[Start GIVEN DATA]

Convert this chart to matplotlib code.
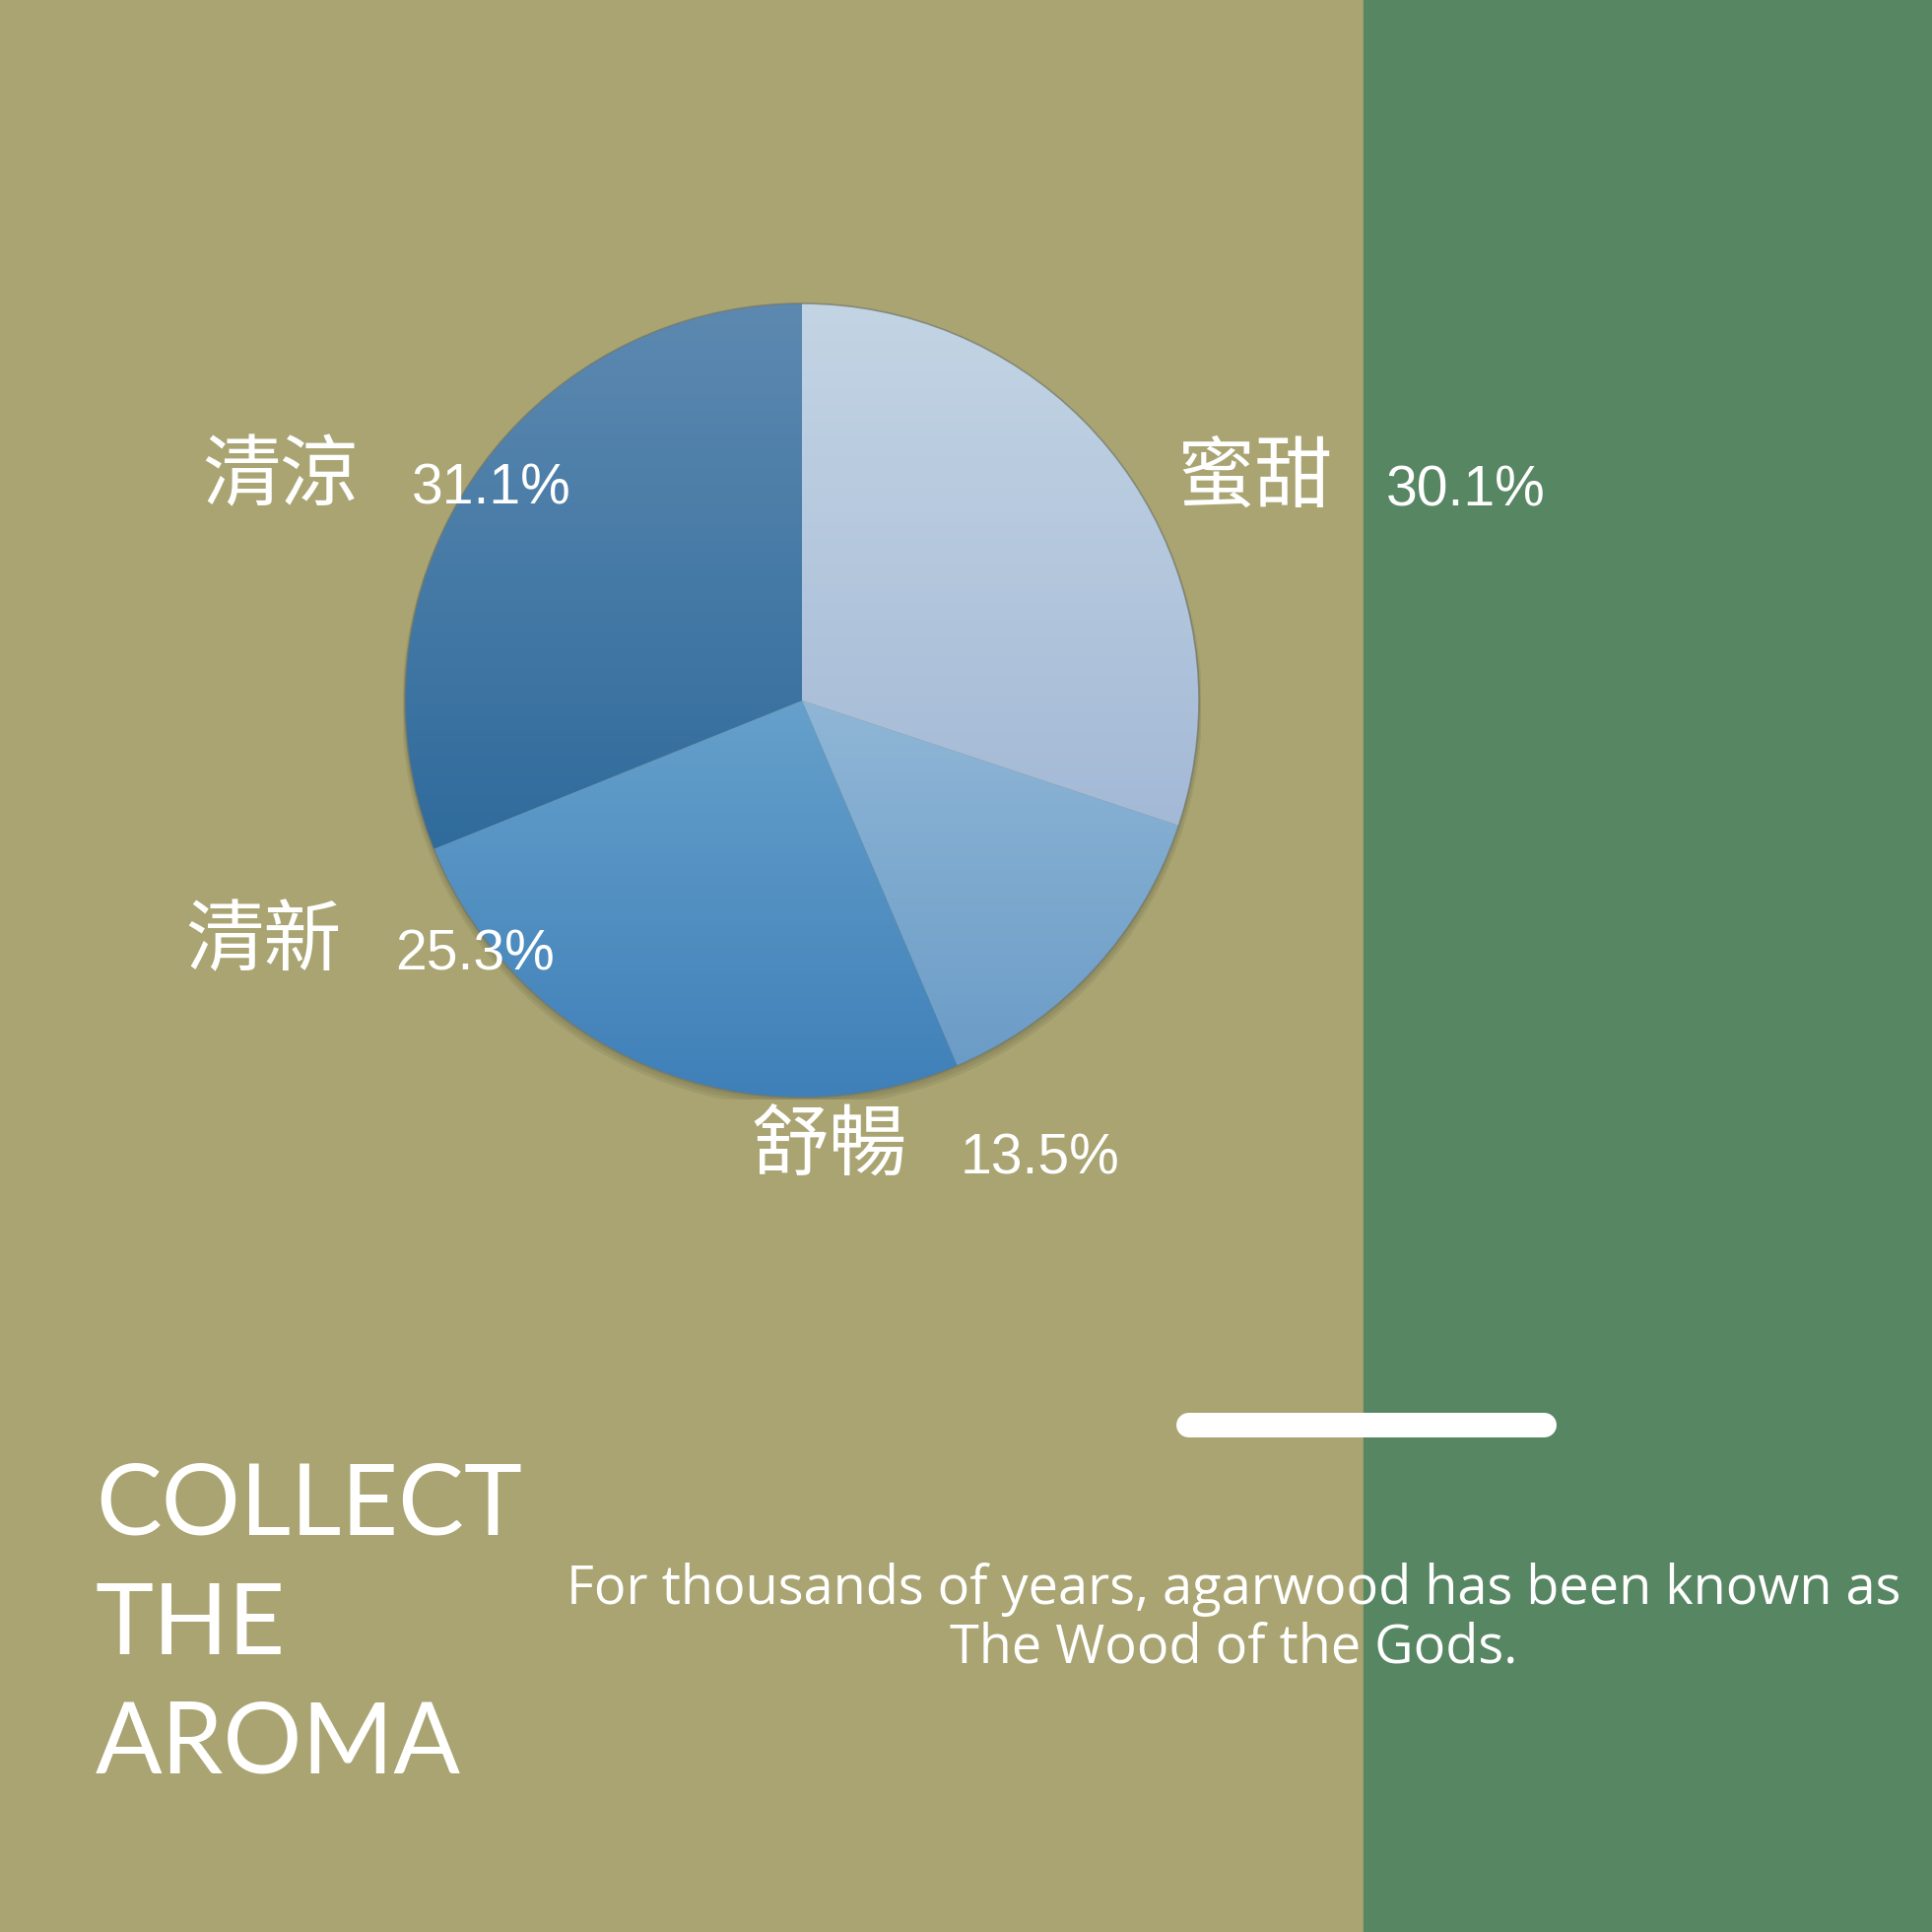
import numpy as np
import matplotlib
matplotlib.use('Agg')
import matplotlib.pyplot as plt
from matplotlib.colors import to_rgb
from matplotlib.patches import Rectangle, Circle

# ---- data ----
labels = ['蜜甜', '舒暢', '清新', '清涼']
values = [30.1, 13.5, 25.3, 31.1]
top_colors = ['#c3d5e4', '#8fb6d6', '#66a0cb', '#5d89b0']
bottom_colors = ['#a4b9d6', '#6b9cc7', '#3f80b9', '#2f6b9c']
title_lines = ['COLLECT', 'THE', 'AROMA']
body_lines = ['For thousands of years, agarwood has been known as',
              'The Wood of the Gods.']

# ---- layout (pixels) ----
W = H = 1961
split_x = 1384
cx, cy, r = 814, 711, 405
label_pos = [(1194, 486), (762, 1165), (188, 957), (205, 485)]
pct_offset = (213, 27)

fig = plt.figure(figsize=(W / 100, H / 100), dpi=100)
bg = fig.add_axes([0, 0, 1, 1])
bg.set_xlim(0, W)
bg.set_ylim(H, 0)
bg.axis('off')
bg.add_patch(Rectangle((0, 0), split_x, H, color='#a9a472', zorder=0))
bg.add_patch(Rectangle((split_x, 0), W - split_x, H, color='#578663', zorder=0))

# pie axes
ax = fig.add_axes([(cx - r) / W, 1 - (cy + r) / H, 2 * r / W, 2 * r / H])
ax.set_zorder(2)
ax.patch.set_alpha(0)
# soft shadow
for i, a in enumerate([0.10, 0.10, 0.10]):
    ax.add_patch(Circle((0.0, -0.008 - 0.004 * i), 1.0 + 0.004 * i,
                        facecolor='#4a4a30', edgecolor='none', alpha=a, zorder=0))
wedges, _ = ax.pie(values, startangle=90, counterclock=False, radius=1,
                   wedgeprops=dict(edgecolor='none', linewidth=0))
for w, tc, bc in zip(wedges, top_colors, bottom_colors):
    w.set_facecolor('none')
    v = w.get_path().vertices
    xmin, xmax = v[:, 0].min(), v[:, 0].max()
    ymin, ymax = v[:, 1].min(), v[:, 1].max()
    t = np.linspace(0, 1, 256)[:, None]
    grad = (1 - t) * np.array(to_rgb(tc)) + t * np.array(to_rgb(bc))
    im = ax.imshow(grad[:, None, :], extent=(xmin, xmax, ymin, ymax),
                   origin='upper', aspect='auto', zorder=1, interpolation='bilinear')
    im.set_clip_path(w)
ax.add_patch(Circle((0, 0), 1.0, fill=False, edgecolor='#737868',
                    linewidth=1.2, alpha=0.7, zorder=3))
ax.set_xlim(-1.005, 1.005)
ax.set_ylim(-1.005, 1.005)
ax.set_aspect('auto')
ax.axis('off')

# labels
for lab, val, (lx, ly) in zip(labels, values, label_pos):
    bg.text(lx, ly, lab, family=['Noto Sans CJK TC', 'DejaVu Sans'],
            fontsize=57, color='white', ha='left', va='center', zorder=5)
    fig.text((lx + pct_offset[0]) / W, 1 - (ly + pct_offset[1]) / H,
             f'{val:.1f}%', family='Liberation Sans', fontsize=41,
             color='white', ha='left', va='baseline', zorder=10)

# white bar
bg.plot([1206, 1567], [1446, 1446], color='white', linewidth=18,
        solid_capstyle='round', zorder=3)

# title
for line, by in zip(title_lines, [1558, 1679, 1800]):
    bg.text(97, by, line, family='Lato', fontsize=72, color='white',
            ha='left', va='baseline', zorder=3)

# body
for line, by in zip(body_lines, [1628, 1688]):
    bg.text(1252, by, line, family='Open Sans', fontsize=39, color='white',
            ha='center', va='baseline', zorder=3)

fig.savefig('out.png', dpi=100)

[End GIVEN DATA]

▸ THE EXERCISE: Take every line containing the word "matplotlib" and copy it.

▸ TASK OUTPUT:
Convert this chart to matplotlib code.
import matplotlib
matplotlib.use('Agg')
import matplotlib.pyplot as plt
from matplotlib.colors import to_rgb
from matplotlib.patches import Rectangle, Circle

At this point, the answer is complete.